As palavras são coisas poderosas. Conseguem conectar até mesmo dois estranhos: quem escreve e quem lê.
Quem disse isso foi o escritor norte-americano Paul Auster e ele está certo.
Escrever é muito mais do que uma forma de expressão. É um ato de entrega, de exposição, de boa fé e de coragem.
Quando escrevemos, estamos nos apresentando para o mundo, normalmente, sem máscara ou qualquer outro tipo de proteção.
Estamos tirando os sapatos na companhia de alguém que nunca vimos antes. Às vezes, tiramos a roupa. E no primeiro encontro.
E, o que é isso se não um sinal de intimidade? Um gesto de confiança? Uma aposta no outro?
Escrever é um encontro às cegas. Você nunca sabe quem está esperando. Você nem mesmo sabe se alguém vai aparecer.
Quem escreve se arrisca a namorar sozinho. A se entregar para ninguém. A ficar em casa, em pleno sábado à noite, assistindo televisão. Quem escreve, se arrisca a dizer “eu te amo” primeiro, sem garantia nenhuma de que haverá alguém do outro lado para responder “eu também”.
Mesmo sendo tão revelador e, tantas vezes, solitário, escrever não é complicado. Qualquer um pode colocar palavras no papel ou preencher uma tela em branco. Não é complicado, mas é complexo. É preciso cavar lá no fundo, desenterrar ossos, iluminar cantos escuros, encarar o perigo de frente.

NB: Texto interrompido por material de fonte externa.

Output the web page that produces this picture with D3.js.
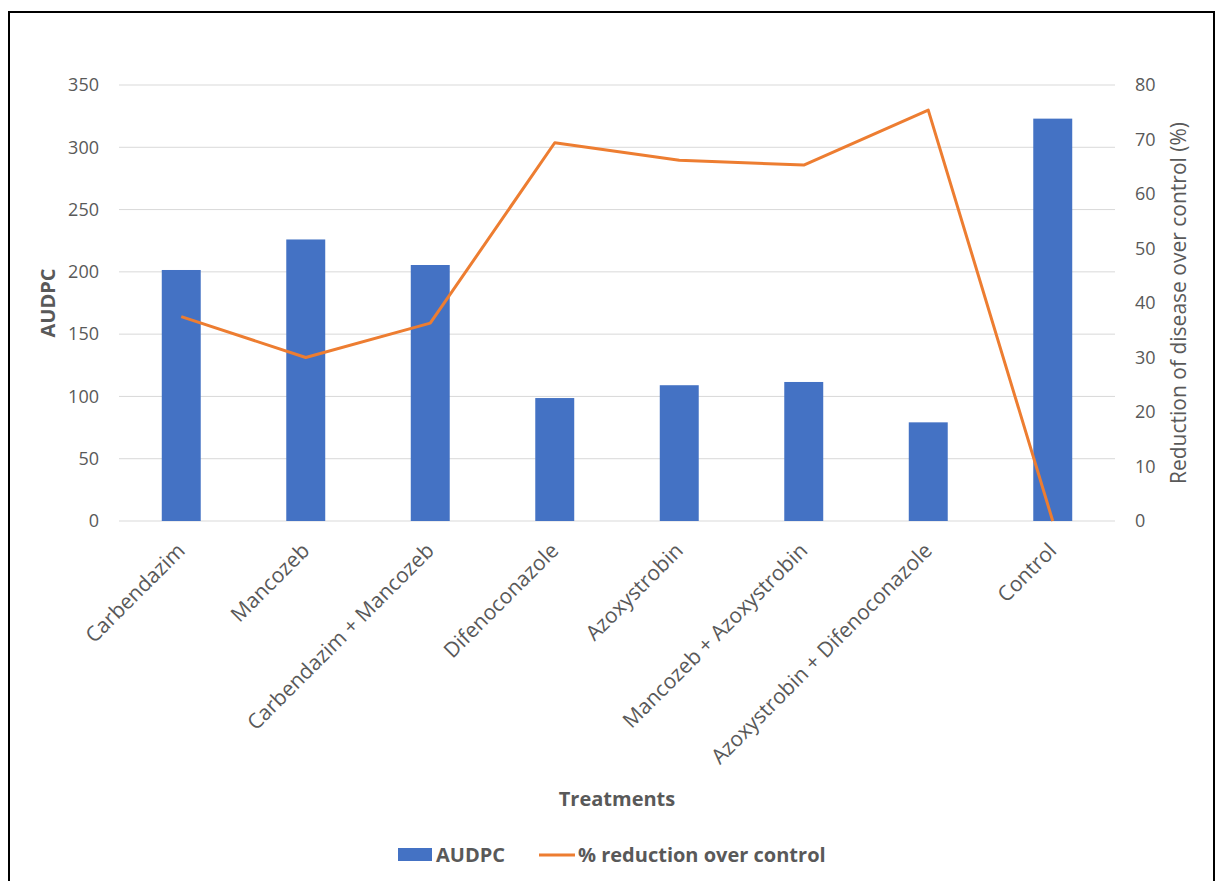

O que você procura nem sempre está dentro de você, mas o interior é um filtro. É por onde tudo que está do lado de fora precisa passar, antes de sair de novo.
Escrever é sobre viver a si mesmo. É ser capaz de tirar as teias de aranha do passado e descascar lembranças antigas, camada por camada, até encontrar o miolo. E, ainda assim, sobreviver.
É preciso unir passado e presente, presente e futuro. É preciso pensar antes e entender que, muitas vezes, a cabeça tem que se calar para que o coração fale. É preciso isolar os sons do mundo para ouvir o que precisa ser dito. É preciso ter força para não lutar contra, quando uma voz lá dentro disser: “não fuja”.
Ainda que seja uma busca, uma procura por quem nos entenda e aceite, escrever não é sobre encontrar a sua metade. É sobre aprender a se repartir, um pedacinho de cada vez, tentando entregar o que você é e pensa para quem mereça.
Nem sempre acontece, mas escrever é encontrar cúmplices. Testemunhas, ainda que desconhecidas. É reunir pares, formar um clube, juntar pessoas que pensem como você ou de forma totalmente diferente e, mesmo assim, ao ler o que você diz pensem: “sinto isso também”.
Dizem que um bom texto é aquele que conversa com a gente. Aquele que, de tão pessoal, consegue alcançar o outro, em uma linguagem tão sua que passa a ser de todo mundo.
Ninguém sabe quem disse primeiro, mas, ao ler, uma luz se acende dentro da gente. Algumas vezes, ela brilha tanto que não conseguimos guardar só para nós. Precisamos levar adiante.
Escrever é viajar o mundo, sem sair de si mesmo. É guardar lugar para alguém sentar ao seu lado no voo ou na viagem de trem. É dividir a janela e conversar sobre a paisagem ou sentar no corredor, sobrevivendo aos solavancos e empurrões.
É um caminho sem volta que pode levar o outro pela mão, com todo carinho, ou empurrá-lo ladeira abaixo em grandes abismos.
A palavra faz tudo isso. É capaz de acolher e de afrontar. De fazer companhia ou de esfregar a solidão na nossa cara. A palavra é uma força capaz de afagar ou de nos fazer em pedacinhos. Quando se junta a outras, cuidadosamente escolhidas, pode nos tirar do chão. Nos levar por muitos lugares. Tantos que não conseguiríamos conhecer mesmo sendo nômades.
A escrita é arte de juntar pedacinhos em colchas de retalhos bonitos. É trama feita, fio a fio. É planta que a gente rega e aduba até florescer, mas não sem aparar um pouquinho.
Escrever nos revela. E isso, especialmente nos dias de hoje, não é seguro. Mas, como bem disse Virgínia Woolf, “não se acha a paz evitando a vida”. Então, que as palavras sejam capazes de mostrar o que as máscaras escondem. De preferência, sem ter que lavar as mãos.